- The first fundamental theorem of asset pricing states (basically) a market is free of arbitrage if and only if there exists at least one equivalent martingale measure (EMM)
- The second fundamental theorem of asset pricing states (basically) that if a market is free of arbitrage and complete, then the equivalent martingale measure is unique.
A market is complete (basically) if there are at least as many tradable assets than risk sources. In a discrete setting, you would need at least as many traded assets with linear independent payoffs than states of nature.
Suppose you have one stock but two (or more) risk sources (e.g. stochastic volatility, jumps, interest rates etc.). Suppose the market is free of arbitrage. Then there exists at least one EMM. But because the market is complete, it's not unique. So, there exists infinitely many EMMs.
There are only three possibilities
- There exists no EMM (if there exist arbitrage strategies)
- There exists one EMM (if the market is free of arbitrage and complete)
- There exist infinitely many EMMs (if the market is free of arbitrage but incomplete)
It's really easy to see. If $\mathbb P_1$ and $\mathbb P_2$ are EMMs, then so is $\mathbb P_\lambda=\lambda\mathbb P_1+(1-\lambda)\mathbb P_2$ for any $\lambda\in[0,1]$. So, it's impossible to only have 2 or 42 EMMs.

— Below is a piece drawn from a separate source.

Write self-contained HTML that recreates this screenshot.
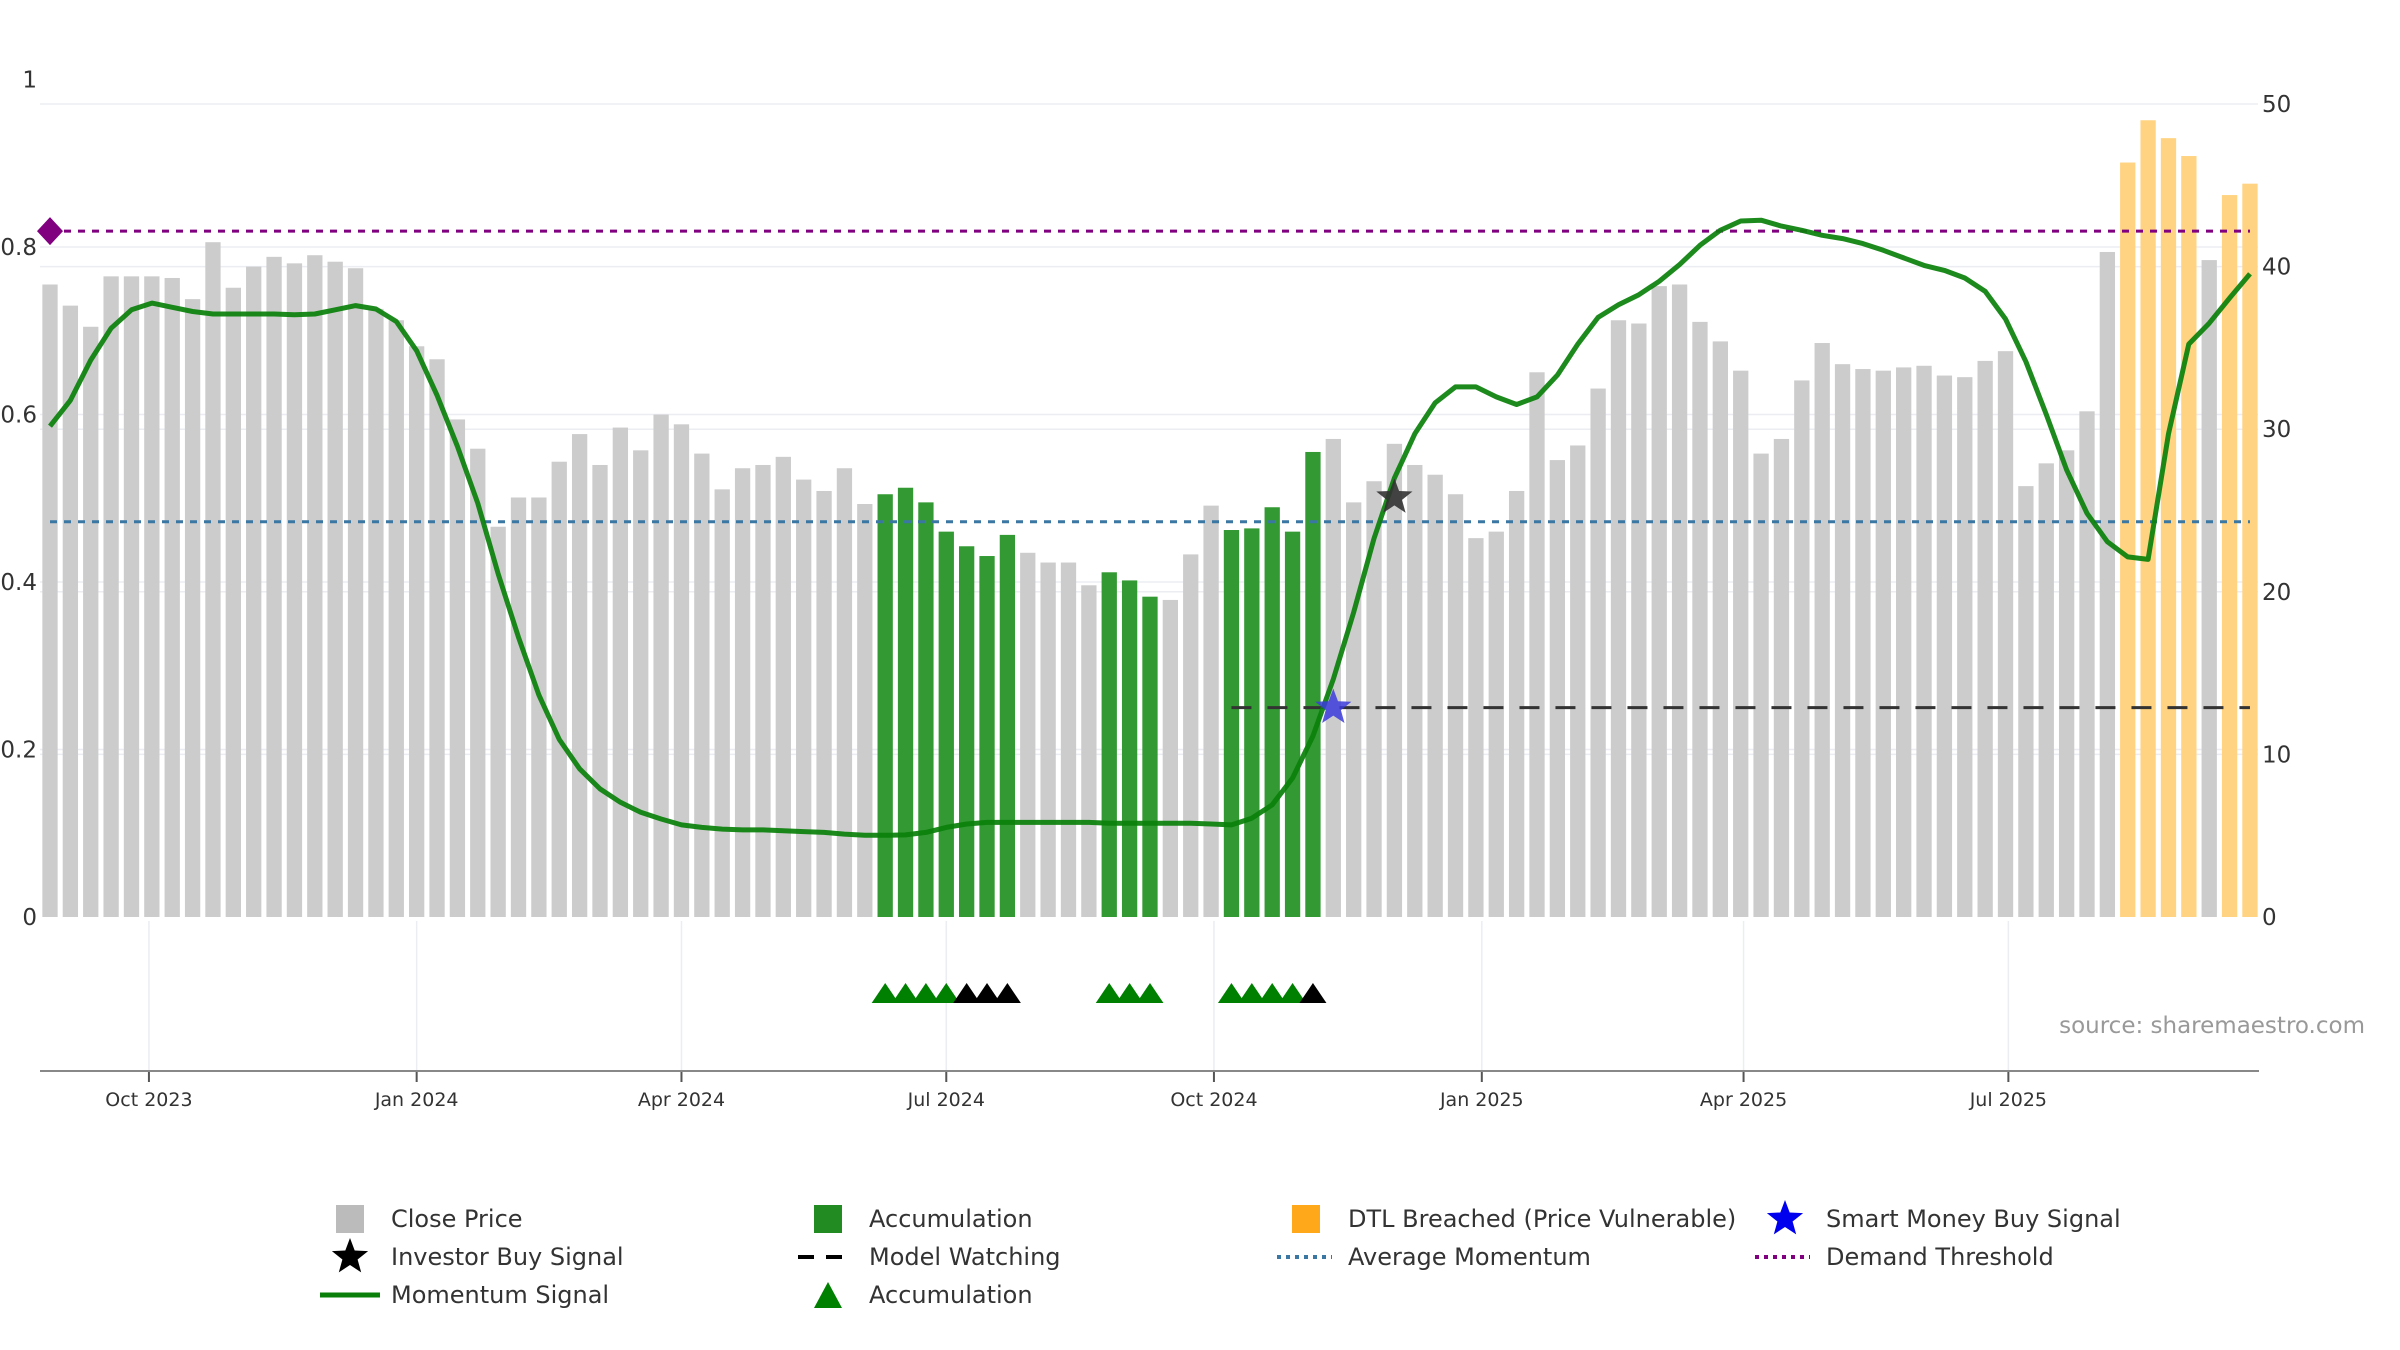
<!DOCTYPE html>
<html><head><meta charset="utf-8"><style>
html,body{margin:0;padding:0;background:#fff;}
svg{display:block;font-family:"DejaVu Sans","Liberation Sans",sans-serif;}
</style></head><body>
<svg id="chart" width="2400" height="1350" viewBox="0 0 2400 1350" xmlns="http://www.w3.org/2000/svg">
<g id="grid"></g>
<g id="bars"></g>
<g id="lines"></g>
<g id="marks"></g>
<g id="axes"></g>
<text x="2365" y="1033" text-anchor="end" font-size="23" fill="#999">source: sharemaestro.com</text>
<g id="legend"></g>
</svg>
<script>
const prices = [38.9,37.6,36.3,39.4,39.4,39.4,39.3,38.0,41.5,38.7,40.0,40.6,40.2,40.7,40.3,39.9,37.4,36.7,35.1,34.3,30.6,28.8,24.0,25.8,25.8,28.0,29.7,27.8,30.1,28.7,30.9,30.3,28.5,26.3,27.6,27.8,28.3,26.9,26.2,27.6,25.4,26.0,26.4,25.5,23.7,22.8,22.2,23.5,22.4,21.8,21.8,20.4,21.2,20.7,19.7,19.5,22.3,25.3,23.8,23.9,25.2,23.7,28.6,29.4,25.5,26.8,29.1,27.8,27.2,26.0,23.3,23.7,26.2,33.5,28.1,29.0,32.5,36.7,36.5,38.8,38.9,36.6,35.4,33.6,28.5,29.4,33.0,35.3,34.0,33.7,33.6,33.8,33.9,33.3,33.2,34.2,34.8,26.5,27.9,28.7,31.1,40.9,46.4,49.0,47.9,46.8,40.4,44.4,45.1];
const momentum = [0.586,0.617,0.665,0.703,0.725,0.733,0.728,0.723,0.720,0.720,0.720,0.720,0.719,0.720,0.725,0.730,0.726,0.711,0.676,0.623,0.562,0.494,0.410,0.334,0.265,0.212,0.177,0.153,0.137,0.125,0.117,0.110,0.107,0.105,0.104,0.104,0.103,0.102,0.101,0.099,0.0975,0.0975,0.098,0.101,0.107,0.111,0.113,0.113,0.113,0.113,0.113,0.113,0.112,0.112,0.112,0.112,0.112,0.111,0.110,0.118,0.134,0.166,0.216,0.284,0.364,0.452,0.524,0.577,0.614,0.633,0.633,0.621,0.612,0.621,0.647,0.684,0.716,0.731,0.743,0.759,0.779,0.802,0.820,0.831,0.832,0.825,0.820,0.814,0.810,0.804,0.796,0.787,0.778,0.772,0.763,0.747,0.714,0.663,0.600,0.534,0.482,0.448,0.430,0.427,0.577,0.684,0.709,0.739,0.768];
const accumBars = [41,42,43,44,45,46,47,52,53,54,58,59,60,61,62];
const dtlBars = [102,103,104,105,107,108];
const accumTriGreen = [41,42,43,44,52,53,54,58,59,60,61];
const accumTriBlack = [45,46,47,62];
const investorBuy = [{i:66,v:0.501}];
const smartMoneyBuy = [{i:63,v:0.25}];
const modelWatchStart = 58.0;
const modelWatchLevel = 0.25;
const demandThreshold = 0.819;
const avgMomentum = 0.472;
const tickIdx = [4.857,18.0,31.0,44.0,57.14,70.29,83.14,96.14];
const tickLabels = ["Oct 2023","Jan 2024","Apr 2024","Jul 2024","Oct 2024","Jan 2025","Apr 2025","Jul 2025"];
const leftTicks = [0,0.2,0.4,0.6,0.8,1];
const leftTickLabels = ["0","0.2","0.4","0.6","0.8","1"];
const rightTicks = [0,10,20,30,40,50];

const NS="http://www.w3.org/2000/svg";
const X0=50, PITCH=20.37, BW=15.3, Y0=917;
const xS=i=>X0+i*PITCH;
const yL=v=>Y0-v*837.5;
const yR=v=>Y0-v*16.26;
function mk(tag,attrs,parent){const e=document.createElementNS(NS,tag);for(const k in attrs)e.setAttribute(k,attrs[k]);parent.appendChild(e);return e;}
const grid=document.getElementById('grid'),bars=document.getElementById('bars'),lines=document.getElementById('lines'),marks=document.getElementById('marks'),axes=document.getElementById('axes'),legend=document.getElementById('legend');

leftTicks.forEach((v,k)=>{
  if(v>0&&v<1){const l=mk('line',{x1:40,x2:2258,y1:yL(v),y2:yL(v),stroke:'#ebedf2','stroke-width':1.5},grid);
  
  }
  const t=mk('text',{x:37,y:yL(v)+8,'text-anchor':'end','font-size':23,fill:'#333'},axes);t.textContent=leftTickLabels[k];
  
  
});
rightTicks.forEach(v=>{
  if(v>0){const l=mk('line',{x1:40,x2:2258,y1:yR(v),y2:yR(v),stroke:'#ebedf2','stroke-width':1.5},grid);
  
  }
  const t=mk('text',{x:2262,y:yR(v)+8,'font-size':23,fill:'#333'},axes);t.textContent=v;
  
  
});
tickIdx.forEach((ti,k)=>{
  const x=xS(ti);
  const g=mk('line',{x1:x,x2:x,y1:921,y2:1071,stroke:'#ebedf2','stroke-width':1.5},grid);
  
  
  const tk=mk('line',{x1:x,x2:x,y1:1071,y2:1082,stroke:'#555','stroke-width':2},axes);
  
  
  const t=mk('text',{x:x,y:1106,'text-anchor':'middle','font-size':19,fill:'#333'},axes);t.textContent=tickLabels[k];
  
  
});
const ax=mk('line',{x1:40,x2:2259,y1:1071,y2:1071,stroke:'#888','stroke-width':2},axes);



prices.forEach((p,i)=>{
  let fill='#cccccc';
  if(accumBars.includes(i))fill='#339933';
  if(dtlBars.includes(i))fill='#ffd381';
  const r=mk('rect',{x:xS(i)-BW/2,y:yR(p),width:BW,height:Y0-yR(p),fill:fill},bars);
  
  
});

const dl=mk('line',{x1:xS(0),x2:xS(prices.length-1),y1:yL(demandThreshold),y2:yL(demandThreshold),stroke:'#800080','stroke-width':3,'stroke-dasharray':'7 7'},lines);


const al=mk('line',{x1:xS(0),x2:xS(prices.length-1),y1:yL(avgMomentum),y2:yL(avgMomentum),stroke:'#3a77a3','stroke-width':3,'stroke-dasharray':'7 7'},lines);


const ml=mk('line',{x1:xS(modelWatchStart),x2:xS(prices.length-1),y1:yL(modelWatchLevel),y2:yL(modelWatchLevel),stroke:'#333','stroke-width':3,'stroke-dasharray':'20 16'},lines);


const pts=momentum.map((v,i)=>xS(i).toFixed(1)+','+yL(v).toFixed(1)).join(' ');
const mom=mk('polyline',{points:pts,fill:'none',stroke:'#0a800a','stroke-width':5,'stroke-linejoin':'round','stroke-opacity':0.92},lines);


const dia=mk('path',{d:`M${xS(0)},${yL(demandThreshold)-14} l13,14 l-13,14 l-13,-14z`,fill:'#800080'},marks);



function starPath(cx,cy,R){const r=R*0.42;let d='';for(let k=0;k<10;k++){const a=-Math.PI/2+k*Math.PI/5;const rr=k%2?r:R;d+=(k?'L':'M')+(cx+rr*Math.cos(a)).toFixed(1)+','+(cy+rr*Math.sin(a)).toFixed(1);}return d+'Z';}
investorBuy.forEach(s=>{const e=mk('path',{d:starPath(xS(s.i),yL(s.v),19),fill:'#333','fill-opacity':0.9},marks);

});
smartMoneyBuy.forEach(s=>{const e=mk('path',{d:starPath(xS(s.i),yL(s.v),19),fill:'#3b3bdb','fill-opacity':0.85},marks);

});
function tri(i,color){const x=xS(i);const e=mk('path',{d:`M${x-13.5},1003 L${x},983 L${x+13.5},1003Z`,fill:color},marks);return e;}
accumTriGreen.forEach(i=>{const e=tri(i,'#008000');

});
accumTriBlack.forEach(i=>{const e=tri(i,'#000');

});

function ltext(x,y,s,name){const t=mk('text',{x:x,y:y+8,'font-size':24,fill:'#333'},legend);t.textContent=s;

}
const R1=1219,R2=1257,R3=1295;
let e;
e=mk('rect',{x:336,y:R1-14,width:28,height:28,fill:'#bbb'},legend);
ltext(391,R1,'Close Price','legend-close-price');
e=mk('path',{d:starPath(350,R2,19),fill:'#000'},legend);
ltext(391,R2,'Investor Buy Signal','legend-investor-buy');
e=mk('line',{x1:320,x2:380,y1:R3,y2:R3,stroke:'#0a800a','stroke-width':5},legend);
ltext(391,R3,'Momentum Signal','legend-momentum-signal');
e=mk('rect',{x:814,y:R1-14,width:28,height:28,fill:'#228b22'},legend);
ltext(869,R1,'Accumulation','legend-accumulation-bar');
e=mk('line',{x1:798,x2:852,y1:R2,y2:R2,stroke:'#000','stroke-width':4,'stroke-dasharray':'16 12'},legend);
ltext(869,R2,'Model Watching','legend-model-watching');
e=mk('path',{d:`M814,${R3+13} L828,${R3-13} L842,${R3+13}Z`,fill:'#008000'},legend);
ltext(869,R3,'Accumulation','legend-accumulation-triangle');
e=mk('rect',{x:1292,y:R1-14,width:28,height:28,fill:'#ffa91a'},legend);
ltext(1348,R1,'DTL Breached (Price Vulnerable)','legend-dtl-breached');
e=mk('line',{x1:1277,x2:1332,y1:R2,y2:R2,stroke:'#3a77a3','stroke-width':4,'stroke-dasharray':'4 5'},legend);
ltext(1348,R2,'Average Momentum','legend-average-momentum');
e=mk('path',{d:starPath(1785,R1,19),fill:'#0000ee'},legend);
ltext(1826,R1,'Smart Money Buy Signal','legend-smart-money');
e=mk('line',{x1:1755,x2:1810,y1:R2,y2:R2,stroke:'#800080','stroke-width':4,'stroke-dasharray':'4 5'},legend);
ltext(1826,R2,'Demand Threshold','legend-demand-threshold');
</script>
</body></html>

In reality, markets are probably (almost) free of arbitrage but incomplete. As a result, there does not exist the one martingale measure but a range of possible probability measures which give rise to infinitely many arbitrage-free prices for a derivative. Thus, you get an interval of acceptable prices at which you can trade your derivative. In order to single one measure out, you have to make further assumptions (derive a general equilibrium model, ignore some risk factors etc.). Alternatively, there's a large literature on hedging in incomplete markets.
Proof that $\mathbb P_\lambda$ is an equivalent martingale measure (EMM). Let $\mathbb P_1$ and $\mathbb P_2$ be two EMMs and $\lambda\in[0,1]$.
- The set of probability measures over a measurable set is convex. Thus, $\mathbb P_\lambda$ is a probability measure. Obviously, $\mathbb P_\lambda[\Omega]=1$.
- Again, measure theory gives us $$ \int f\mathrm{d}\mathbb P_\lambda = \lambda\int f\mathrm{d}\mathbb P_1 + (1-\lambda)\int f\mathrm{d}\mathbb P_2$$ Or, using expectations to denote integrals, $$\mathbb{E}^{\mathbb{P}_\lambda}[X]=\lambda\mathbb{E}^{\mathbb{P}_1}[X]+(1-\lambda)\mathbb{E}^{\mathbb{P}_2}[X]$$ This of course assumes that $f$ and $X$ are integrable and equally applies to conditional expectations.
- Now, we need to show that the discounted asset prices are $\mathbb{P}_\lambda$ martingales. Suppose we have $d$ risky assets, $S_t^{(d)}$ and one numeraire, $B_t$. By definition, $\frac{S_t^{(d)}}{B_t}$ is a martingale with respect to $\mathbb{P}_1$ and $\mathbb{P}_2$ (because they are EMMs). Let $t\geq s$. Then,
\begin{align*}
\mathbb{E}^{\mathbb{P}_\lambda}\left[\frac{S_t^{(d)}}{B_t}\Bigg|\mathcal{F}_s\right] &= \lambda \mathbb{E}^{\mathbb{P}_1}\left[\frac{S_t^{(d)}}{B_t}\Bigg|\mathcal{F}_s\right] + (1-\lambda) \mathbb{E}^{\mathbb{P}_2}\left[\frac{S_t^{(d)}}{B_t}\Bigg|\mathcal{F}_s\right] \\
&= \lambda \frac{S_s^{(d)}}{B_s} + (1-\lambda) \frac{S_s^{(d)}}{B_s} \\
&= \frac{S_s^{(d)}}{B_s}.
\end{align*}
Thus, discounted asset prices are martingales with respect to $\mathbb{P}_\lambda$ and thus, $\mathbb{P}_\lambda$ is another EMM.